David Bier, the Director of Immigration Studies at the Cato Institute, went before Congress this week to argue against mass deportation. His big bombshell? That 20% of Fairfax County, Virginia — one of the largest counties in the state — would have to be deported. He thought that was a mic-drop moment against enforcement. It was. Just not the way he intended.
Sir, you just told a congressional hearing that one-fifth of a major American county is here illegally and you thought that was an argument AGAINST deportation?
That's the argument FOR it. That's the whole case, gift-wrapped with a bow on top, delivered straight to the people who've been trying to make it for years. Thank you, Mr. Bier. We couldn't have said it better ourselves.
The Cato Institute — for those unfamiliar — is a libertarian think tank that has long pushed open-borders ideology dressed up in free-market language. They're the "well, actually" guys of immigration policy. And David Bier is their point man, the guy who's supposed to be the smartest person in the room when it comes to making the case that mass illegal immigration is somehow good for you.
So he goes to Congress. He has his moment. And he says: if you enforce the law, you'd have to remove 20% of Fairfax County.
Read that again. Twenty percent. Of one county. In Virginia.
Not 2%. Not some rounding error. One in five people in Fairfax County, according to the Cato Institute's own expert, shouldn't legally be there. And his position is that we should just... leave them? As Not the Bee's Joel Abbott pointed out, the guy made the opposing argument better than deportation hawks ever could.

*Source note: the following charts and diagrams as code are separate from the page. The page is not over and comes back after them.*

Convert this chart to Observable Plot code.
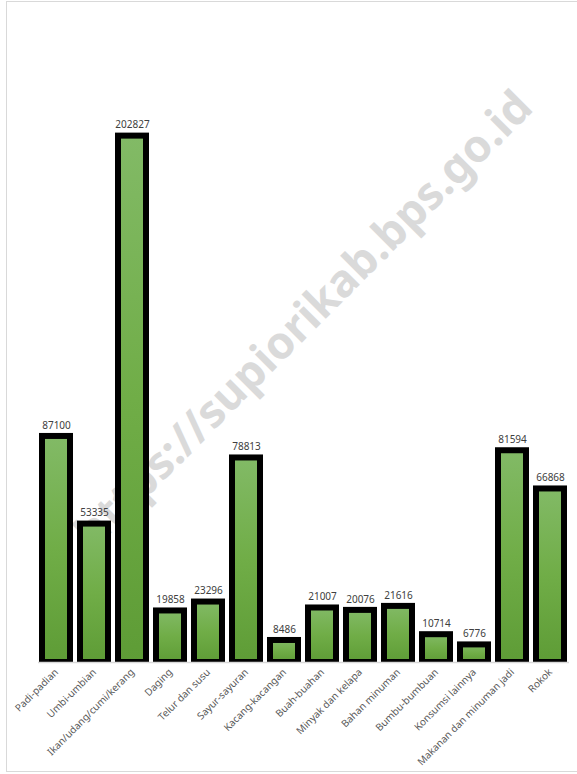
<!DOCTYPE html>
<html>
<head>
<meta charset="utf-8">
<script src="https://cdn.jsdelivr.net/npm/d3@7"></script>
<script src="https://cdn.jsdelivr.net/npm/@observablehq/plot@0.6"></script>
<style>
  html, body { margin: 0; padding: 0; background: #fff; }
  #wrap { position: relative; width: 577px; height: 774px; overflow: hidden; }
  #border { position: absolute; left: 6px; top: 1px; width: 600px; height: 771px;
            border: 1px solid #d9d9d9; pointer-events: none; box-sizing: border-box; }
</style>
</head>
<body>
<div id="wrap"><div id="border"></div></div>
<script>
// Pengeluaran per kapita menurut kelompok komoditas
const categories = [
  "Padi-padian", "Umbi-umbian", "Ikan/udang/cumi/kerang", "Daging", "Telur dan susu",
  "Sayur-sayuran", "Kacang-kacangan", "Buah-buahan", "Minyak dan kelapa", "Bahan minuman",
  "Bumbu-bumbuan", "Konsumsi lainnya", "Makanan dan minuman jadi", "Rokok"
];
const values = [87100, 53335, 202827, 19858, 23296, 78813, 8486, 21007, 20076, 21616, 10714, 6776, 81594, 66868];
const watermark = "https://supiorikab.bps.go.id";

const rows = categories.map((c, i) => ({category: c, value: values[i]}));

// vertical green gradient shared by every bar
function gradientDefs() {
  const ns = "http://www.w3.org/2000/svg";
  const defs = document.createElementNS(ns, "defs");
  const g = document.createElementNS(ns, "linearGradient");
  g.setAttribute("id", "barGreen");
  g.setAttribute("x1", "0"); g.setAttribute("y1", "0");
  g.setAttribute("x2", "0"); g.setAttribute("y2", "1");
  [["0%", "#82ba66"], ["50%", "#70ad47"], ["100%", "#5e9c36"]].forEach(([o, c]) => {
    const s = document.createElementNS(ns, "stop");
    s.setAttribute("offset", o);
    s.setAttribute("stop-color", c);
    g.appendChild(s);
  });
  defs.appendChild(g);
  return defs;
}

const chart = Plot.plot({
  width: 577,
  height: 774,
  marginLeft: 38,
  marginRight: 8,
  marginTop: 117,
  marginBottom: 112,
  style: {fontFamily: "'Noto Sans', sans-serif", fontSize: "10px", background: "transparent"},
  x: {domain: categories, paddingInner: 0.26, paddingOuter: 0.1, label: null},
  y: {domain: [0, 210000], axis: null},
  marks: [
    gradientDefs,
    Plot.text([watermark], {
      frameAnchor: "middle", dx: 0, dy: -70, rotate: -45,
      fontSize: 45, fontWeight: "bold", fill: "#dadada"
    }),
    Plot.barY(rows, {
      x: "category", y: "value",
      fill: "url(#barGreen)", stroke: "#000", strokeWidth: 6,
      clip: "frame"
    }),
    Plot.ruleY([0], {stroke: "#d9d9d9", strokeWidth: 1.5}),
    Plot.text(rows, {
      x: "category", y: "value", text: d => String(d.value),
      dy: -11, fill: "#404040", fontSize: 10
    }),
    Plot.axisX({
      tickRotate: -45, tickSize: 0, tickPadding: 8,
      fill: "#595959", fontSize: 10, label: null
    })
  ]
});

document.getElementById("wrap").insertBefore(chart, document.getElementById("border"));
</script>
</body>
</html>
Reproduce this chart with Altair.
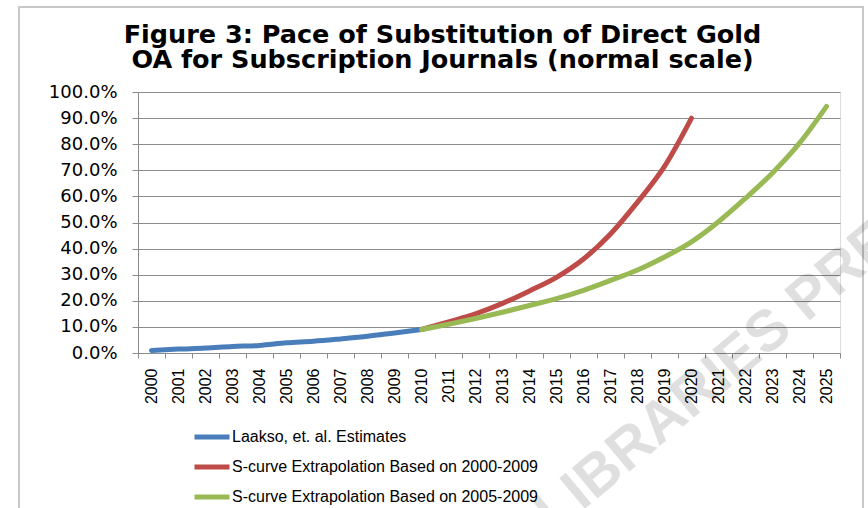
import altair as alt
import pandas as pd

# Year categories on the x axis
years = [str(y) for y in range(2000, 2026)]

# Observed share of gold OA (percent)
laakso_years = [str(y) for y in range(2000, 2011)]
laakso = [1.0, 1.5, 1.9, 2.5, 2.9, 3.9, 4.5, 5.4, 6.4, 7.7, 9.0]

# S-curve fitted to 2000-2009
fit_a_years = [str(y) for y in range(2010, 2021)]
fit_a = [9.0, 11.9, 15.0, 19.0, 23.8, 29.0, 36.0, 45.6, 57.8, 71.5, 90.0]

# S-curve fitted to 2005-2009
fit_b_years = [str(y) for y in range(2010, 2026)]
fit_b = [9.0, 11.0, 13.2, 15.6, 18.2, 20.8, 24.0, 27.8, 31.8, 36.8,
         42.6, 50.3, 59.3, 69.0, 80.4, 94.5]

series_names = [
    "Laakso, et. al. Estimates",
    "S-curve Extrapolation Based on 2000-2009",
    "S-curve Extrapolation Based on 2005-2009",
]
series_colors = ["#4A7EBB", "#BE4B48", "#98B954"]

title_lines = [
    "Figure 3: Pace of Substitution of Direct Gold",
    "OA for Subscription Journals (normal scale)",
]

y_ticks = list(range(0, 101, 10))

rows = []
for name, xs, vs in zip(series_names,
                        [laakso_years, fit_a_years, fit_b_years],
                        [laakso, fit_a, fit_b]):
    for x, v in zip(xs, vs):
        rows.append({"year": x, "share": v, "series": name})
df = pd.DataFrame(rows)

GRID = "#8C8C8C"

x_enc = alt.X(
    "year:O",
    sort=years,
    bandPosition=0.5,
    scale=alt.Scale(type="band", domain=years, paddingInner=0, paddingOuter=0),
    axis=alt.Axis(
        title=None,
        labelAngle=270,
        labelAlign="right",
        labelBaseline="middle",
        labelFont="Liberation Sans",
        labelFontSize=16,
        labelColor="#000000",
        labelPadding=10,
        tickBand="extent",
        tickSize=5,
        tickColor=GRID,
        domainColor=GRID,
        grid=False,
    ),
)

y_enc = alt.Y(
    "share:Q",
    scale=alt.Scale(domain=[0, 100], nice=False),
    axis=alt.Axis(
        title=None,
        values=y_ticks,
        labelExpr="format(datum.value, '.1f') + '%'",
        labelFont="DejaVu Sans",
        labelFontSize=18,
        labelColor="#000000",
        labelPadding=15,
        tickSize=6,
        tickColor=GRID,
        domainColor=GRID,
        grid=True,
        gridColor=GRID,
        gridWidth=1,
    ),
)

lines = alt.Chart(df).mark_line(
    strokeWidth=5, strokeCap="round", strokeJoin="round", interpolate="monotone"
).encode(
    x=x_enc,
    y=y_enc,
    color=alt.Color(
        "series:N",
        sort=series_names,
        scale=alt.Scale(domain=series_names, range=series_colors),
        legend=alt.Legend(
            title=None,
            orient="none",
            legendX=54,
            legendY=325,
            direction="vertical",
            symbolType="stroke",
            symbolSize=1225,
            symbolStrokeWidth=5,
            labelFont="Liberation Sans",
            labelFontSize=16,
            labelColor="#000000",
            labelOffset=0,
            labelLimit=500,
            rowPadding=-8,
            padding=0,
        ),
    ),
)

one = pd.DataFrame({"k": [0]})

# Faint publisher stamp across the lower right
stamp = alt.Chart(one).mark_text(
    text="LIBRARIES PRESS",
    angle=320,
    align="left",
    baseline="middle",
    font="Liberation Sans",
    fontWeight="bold",
    fontSize=58,
    color="#000000",
    opacity=0.12,
).encode(x=alt.value(406), y=alt.value(429))

# Outer frame around the figure
frame = alt.Chart(one).mark_rect(
    fillOpacity=0, stroke="#C8C8C8", strokeWidth=2
).encode(
    x=alt.value(-119), x2=alt.value(725), y=alt.value(-85), y2=alt.value(460)
)

# Two-line heading, centred over the figure
heading = [
    alt.Chart(one).mark_text(
        text=line,
        align="center",
        baseline="alphabetic",
        font="DejaVu Sans",
        fontWeight="bold",
        fontSize=25.5,
        color="#000000",
    ).encode(x=alt.value(304.5), y=alt.value(base))
    for line, base in zip(title_lines, [-49, -24])
]

chart = alt.layer(frame, stamp, *heading, lines).properties(
    width=702,
    height=261,
    autosize=alt.AutoSizeParams(type="none"),
    padding={"left": 138, "top": 92, "right": 28, "bottom": 155},
).configure_view(stroke=None).configure(background="#FFFFFF")

chart.save("out.html", embed_options={"renderer": "svg", "actions": False})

And it's not like Fairfax County is some peaceful utopia where illegal immigration has zero consequences. Just recently, an illegal immigrant with over 30 prior arrests — thirty — stabbed a mother at a bus stop in the area. Thirty arrests and the guy was still walking around free. That's not a system that's working. That's a system that gave up.
But sure, David. Tell us more about how deporting people who are here illegally would be "disruptive." You know what's disruptive? Having 20% of your county population operating outside the legal system. Having someone with 30 arrests still on the street. Having your kids' schools overcrowded, your ERs backed up, and your local government pretending everything is fine because acknowledging the problem would be politically inconvenient.
This is what happens when think-tank guys live inside spreadsheets and never talk to the people actually affected. To David Bier, 20% is a statistic meant to shock Congress into inaction. To the residents of Fairfax County, it's their daily reality — and they'd very much like something done about it.
The best part? He said this out loud. On the record. To Congress. It's not some leaked memo or hot-mic moment. The Cato Institute's top immigration guy voluntarily told the United States Congress that the illegal immigration problem is so massive that enforcing the law would reshape an entire county — and his takeaway was "so let's not enforce it."
That's not an argument. That's a surrender. And the fact that he delivered it thinking he was winning tells you everything you need to know about the people advising Washington on immigration policy.